Wake Up Call

18 September 2008

On Sunday morning at about 4am, I woke up with numbness and weakness all down my left side.  I’ve been a bit stressed out (when have I not been?) and I thought it was just my body rebelling against too much work and too little sleep, or maybe too much caffeine the day before.  But by 5am it was worse and I did something I have never done before:  woke Linda up and asked her to take me to the ER.

 
Once there, they determined my blood pressure was through the roof and gave me “60cc’s of something-or-other, Stat!” in order to bring it down.  After two days of tests (including an MRI and something called a TEE, where they stick a probe down your throat to do an ultrasound of your heart) they determined I had experienced a Transient Ischemic Attack or TIA.  A TIA is a “warning stroke” or “mini-stroke” that produces stroke-like symptoms but no lasting damage. 

 
TIAs occur when a blood clot temporarily clogs an artery, and part of the brain doesn’t get the blood it needs. The symptoms occur rapidly and last a relatively short time. Most TIAs last less than five minutes. The average is about a minute. Unlike stroke, when a TIA is over, there’s no injury to the brain. They can occur days, weeks or even months before a major stroke, and are important predictors of major strokes.
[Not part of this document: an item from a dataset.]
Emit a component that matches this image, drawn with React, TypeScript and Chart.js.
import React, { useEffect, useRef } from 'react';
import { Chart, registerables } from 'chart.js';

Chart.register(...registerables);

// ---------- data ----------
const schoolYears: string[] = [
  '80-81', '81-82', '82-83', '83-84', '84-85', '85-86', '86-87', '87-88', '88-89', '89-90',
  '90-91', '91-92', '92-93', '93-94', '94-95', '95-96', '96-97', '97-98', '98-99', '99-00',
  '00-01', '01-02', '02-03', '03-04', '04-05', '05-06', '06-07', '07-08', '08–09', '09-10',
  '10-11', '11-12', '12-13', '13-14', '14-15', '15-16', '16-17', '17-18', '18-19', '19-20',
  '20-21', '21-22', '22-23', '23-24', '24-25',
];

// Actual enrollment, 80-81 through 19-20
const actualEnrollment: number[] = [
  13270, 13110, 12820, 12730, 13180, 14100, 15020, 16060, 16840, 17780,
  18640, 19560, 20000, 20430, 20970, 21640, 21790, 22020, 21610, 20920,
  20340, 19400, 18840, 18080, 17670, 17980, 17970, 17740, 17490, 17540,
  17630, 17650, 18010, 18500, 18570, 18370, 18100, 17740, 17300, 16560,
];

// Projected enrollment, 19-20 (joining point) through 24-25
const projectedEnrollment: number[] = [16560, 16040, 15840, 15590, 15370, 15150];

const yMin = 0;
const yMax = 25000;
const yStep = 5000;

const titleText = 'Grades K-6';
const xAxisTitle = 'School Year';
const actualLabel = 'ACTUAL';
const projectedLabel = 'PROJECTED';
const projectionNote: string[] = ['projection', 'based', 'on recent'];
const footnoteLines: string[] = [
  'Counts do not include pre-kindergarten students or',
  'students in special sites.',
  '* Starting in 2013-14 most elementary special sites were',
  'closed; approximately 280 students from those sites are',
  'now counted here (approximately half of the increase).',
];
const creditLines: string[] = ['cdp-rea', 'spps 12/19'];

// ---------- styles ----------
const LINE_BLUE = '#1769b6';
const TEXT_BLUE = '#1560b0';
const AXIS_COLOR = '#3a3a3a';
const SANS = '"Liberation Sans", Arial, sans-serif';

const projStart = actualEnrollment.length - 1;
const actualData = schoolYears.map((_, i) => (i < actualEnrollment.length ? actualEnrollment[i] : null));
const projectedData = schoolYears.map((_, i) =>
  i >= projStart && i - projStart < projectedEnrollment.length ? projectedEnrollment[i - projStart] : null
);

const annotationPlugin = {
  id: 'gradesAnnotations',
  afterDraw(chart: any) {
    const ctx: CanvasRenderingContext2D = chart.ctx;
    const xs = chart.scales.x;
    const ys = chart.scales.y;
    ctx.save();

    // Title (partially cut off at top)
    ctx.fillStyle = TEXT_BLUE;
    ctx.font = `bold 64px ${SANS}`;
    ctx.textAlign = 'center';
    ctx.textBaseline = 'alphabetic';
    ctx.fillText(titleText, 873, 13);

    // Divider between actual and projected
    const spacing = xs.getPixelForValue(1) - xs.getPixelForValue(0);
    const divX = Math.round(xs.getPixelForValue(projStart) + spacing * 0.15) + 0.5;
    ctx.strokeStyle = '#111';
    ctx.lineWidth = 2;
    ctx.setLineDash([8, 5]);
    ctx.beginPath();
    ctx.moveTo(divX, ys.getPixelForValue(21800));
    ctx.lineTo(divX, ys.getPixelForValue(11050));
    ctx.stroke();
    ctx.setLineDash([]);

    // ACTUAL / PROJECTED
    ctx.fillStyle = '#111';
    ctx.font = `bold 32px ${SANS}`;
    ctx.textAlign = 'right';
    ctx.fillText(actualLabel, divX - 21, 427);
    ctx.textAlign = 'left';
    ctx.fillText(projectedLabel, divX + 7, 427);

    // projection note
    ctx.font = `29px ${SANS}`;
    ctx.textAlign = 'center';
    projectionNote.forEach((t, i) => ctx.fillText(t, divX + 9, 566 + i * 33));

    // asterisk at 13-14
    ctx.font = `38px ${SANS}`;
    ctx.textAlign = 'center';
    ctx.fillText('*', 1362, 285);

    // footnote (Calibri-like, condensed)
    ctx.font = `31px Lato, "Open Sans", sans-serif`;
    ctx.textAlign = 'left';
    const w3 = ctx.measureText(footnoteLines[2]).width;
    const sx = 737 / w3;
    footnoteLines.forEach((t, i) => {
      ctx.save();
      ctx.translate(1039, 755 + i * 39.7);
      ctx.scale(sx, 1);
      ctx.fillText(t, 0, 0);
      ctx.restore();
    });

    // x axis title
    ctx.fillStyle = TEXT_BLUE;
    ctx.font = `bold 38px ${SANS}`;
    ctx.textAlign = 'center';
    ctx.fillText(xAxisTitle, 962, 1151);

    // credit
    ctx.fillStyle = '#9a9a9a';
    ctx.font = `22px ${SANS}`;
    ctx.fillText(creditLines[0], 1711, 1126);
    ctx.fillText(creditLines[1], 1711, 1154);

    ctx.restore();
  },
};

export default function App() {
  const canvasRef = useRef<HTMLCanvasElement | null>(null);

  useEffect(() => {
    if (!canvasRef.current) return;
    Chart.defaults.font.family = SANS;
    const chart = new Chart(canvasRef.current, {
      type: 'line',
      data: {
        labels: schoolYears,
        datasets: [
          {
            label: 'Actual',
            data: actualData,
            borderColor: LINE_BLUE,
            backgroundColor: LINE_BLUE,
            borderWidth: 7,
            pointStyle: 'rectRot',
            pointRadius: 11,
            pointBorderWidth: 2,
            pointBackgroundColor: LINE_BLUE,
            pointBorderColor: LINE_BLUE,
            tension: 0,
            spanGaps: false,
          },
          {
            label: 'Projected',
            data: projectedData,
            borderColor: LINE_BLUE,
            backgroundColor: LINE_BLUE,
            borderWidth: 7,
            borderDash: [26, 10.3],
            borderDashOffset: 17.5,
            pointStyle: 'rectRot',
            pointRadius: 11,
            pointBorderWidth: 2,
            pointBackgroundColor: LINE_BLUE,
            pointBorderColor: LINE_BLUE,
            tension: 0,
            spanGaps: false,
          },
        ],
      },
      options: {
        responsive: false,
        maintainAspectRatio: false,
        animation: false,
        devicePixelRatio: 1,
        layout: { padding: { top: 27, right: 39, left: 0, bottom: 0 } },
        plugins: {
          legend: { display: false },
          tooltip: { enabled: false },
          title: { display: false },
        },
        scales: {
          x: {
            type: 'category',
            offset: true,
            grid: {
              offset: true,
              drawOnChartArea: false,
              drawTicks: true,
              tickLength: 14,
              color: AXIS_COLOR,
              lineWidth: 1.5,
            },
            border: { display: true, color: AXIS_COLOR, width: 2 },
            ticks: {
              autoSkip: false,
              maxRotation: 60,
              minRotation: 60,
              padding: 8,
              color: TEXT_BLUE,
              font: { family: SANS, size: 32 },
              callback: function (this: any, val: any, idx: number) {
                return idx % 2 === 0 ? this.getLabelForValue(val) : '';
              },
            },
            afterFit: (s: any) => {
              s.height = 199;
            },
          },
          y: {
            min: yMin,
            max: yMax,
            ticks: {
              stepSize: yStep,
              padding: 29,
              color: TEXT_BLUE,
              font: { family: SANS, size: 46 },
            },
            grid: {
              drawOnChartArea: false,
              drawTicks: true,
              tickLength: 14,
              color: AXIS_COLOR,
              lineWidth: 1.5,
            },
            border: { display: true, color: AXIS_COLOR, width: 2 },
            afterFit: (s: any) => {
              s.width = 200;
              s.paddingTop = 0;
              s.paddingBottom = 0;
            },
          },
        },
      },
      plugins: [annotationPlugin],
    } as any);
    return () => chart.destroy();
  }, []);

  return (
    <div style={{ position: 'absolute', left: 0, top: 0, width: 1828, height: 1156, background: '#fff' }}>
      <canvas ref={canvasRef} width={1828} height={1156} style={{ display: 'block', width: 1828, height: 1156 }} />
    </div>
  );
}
In about half the cases, the stroke occurs within one year of the TIA.

 
So …. I’m back home now, on baby aspirin (to reduce the chances of those clots forming) and blood pressure meds, probably for the rest of my life.  Still recovering from the after-effects of anesthesia – they had to knock me out to do the MRI because I’m insanely claustrophobic and again for the TEE, because the first time they tried with the “twilight sleep” they gave me the max dose and I was still fighting the docs as they tried to stick that tube down my throat.  Turns out I have an unusually high resistance to anesthesia…. who knew.  Not looking forward to seeing the bill from all this — they had to knock me out for the MRI as well because I’m insanely claustrophobic and that MRI machine was bringing uncomfortable memories of the Quigley at OCS — and who knows what the insurance will choose to cover.

 
Anyway, with the right meds, changes to my life, some luck and the grace of God, this will be just a wake-up call and not an omen. 

 
But it has pretty much freaked me out.